NWLA sets 2026 tournament in O'Fallon, registration remains open
Registration for the 2026 NWLA National Tournament is still open, and the road now points squarely to CarShield Field in O'Fallon, Missouri, for the league’s championship weekend Aug. 14-16. The fee clock is already moving, with team entry set at $250 until June 1 and $300 per team from June 1 through July 31, a structure that turns the signup window into part of the competition.
The site’s tournament central page gives the event a clear frame beyond registration. The welcome event and home run derby are scheduled for Friday, Aug. 14 at Penalty Box Bar and Grill in O'Fallon, and discounted team accommodations are being arranged through a local St. Louis hotel partner. The championship game will be carried on ESPN+, keeping the final in the same broadcast lane that helped lift the tournament’s profile in recent seasons.
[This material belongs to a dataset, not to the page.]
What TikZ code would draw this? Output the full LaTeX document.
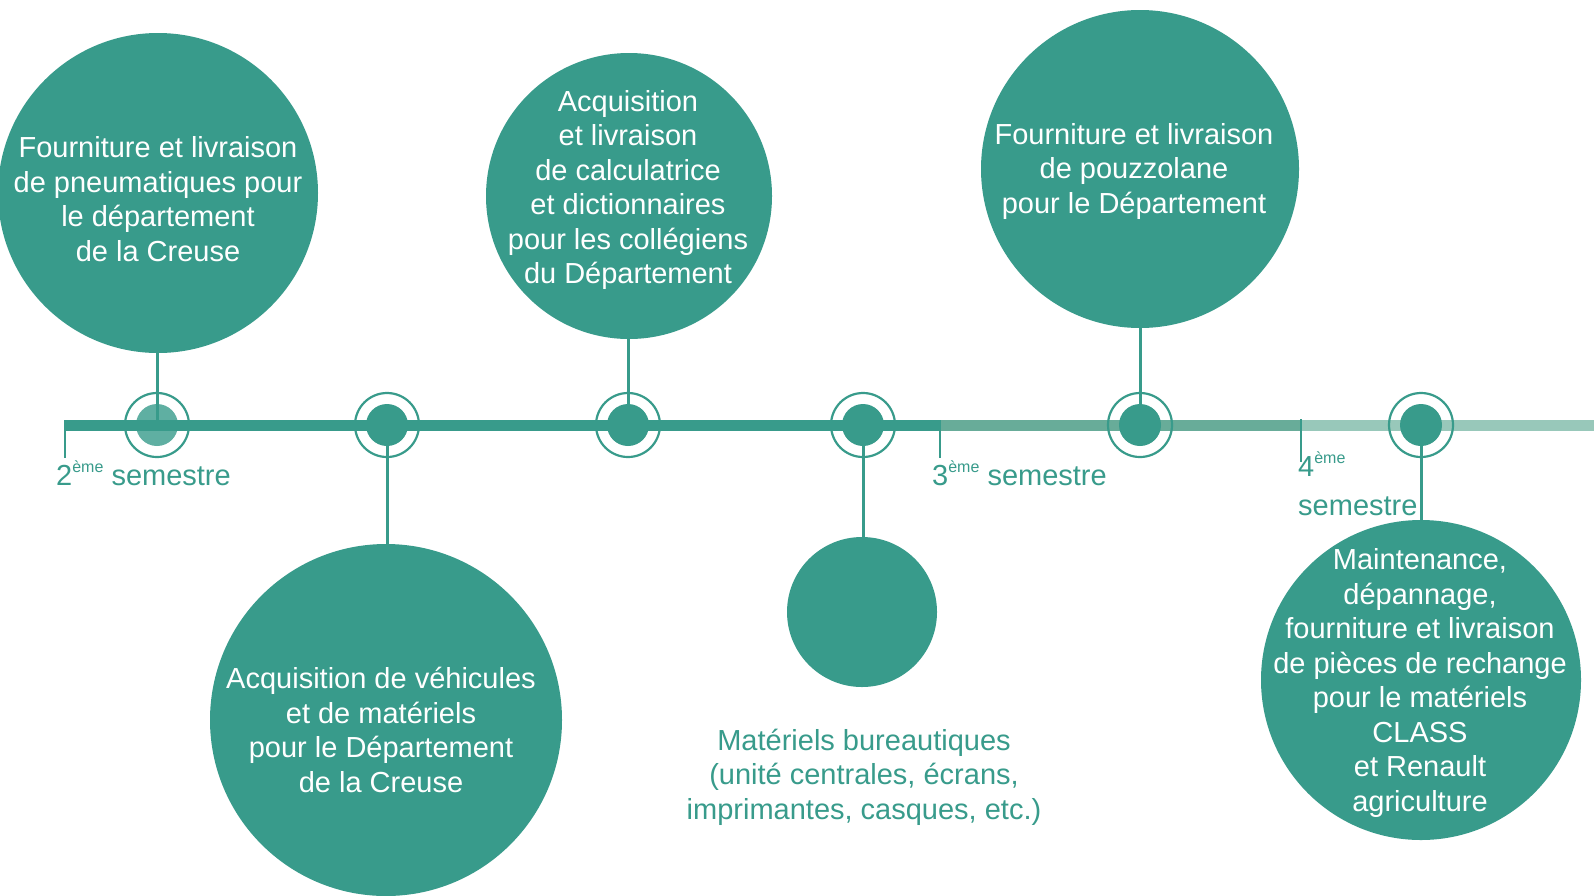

That media presence matters because NWLA has been building this event into a national showcase for more than a decade. The league says its national tournament has run since 2012, and the venue history shows the kind of rotation that has helped it travel from Hilliard and Dublin, Ohio, to Morenci, Michigan, Washington County, Pennsylvania, Indianapolis, West St. Paul, Minnesota, and now O'Fallon. In 2025, the championship game aired live on ESPN+ from North Strabane Park in Washington, Pennsylvania, marking the second ESPN+ broadcast of the title game after 2023.

The competitive setup remains rooted in classic NWLA rules. Teams play five-player rosters in five-inning games, with bases 45 feet apart and a strike board measuring 20 inches wide by 30 inches tall and standing 13 inches off the ground. The field stretches about 90 feet down each foul line and roughly 100 feet to center, a layout that keeps the tournament true to the fast-pitch style that has defined the NWLA circuit while still fitting a championship-caliber venue.
For entrants, the stakes are both practical and competitive. The 2026 registration page still asks leagues to sign up for O'Fallon, while the tournament central page already listed final league entries as of Apr. 28, including teams from St. Louis and O'Fallon alongside traveling leagues from Pennsylvania, New York, Michigan, Minnesota, Indiana, Florida and Arizona. That mix of local and national entries shows why NWLA has become more than a title chase: it is a travel event, a showcase weekend and a broadcast product, all wrapped into one August date on the calendar.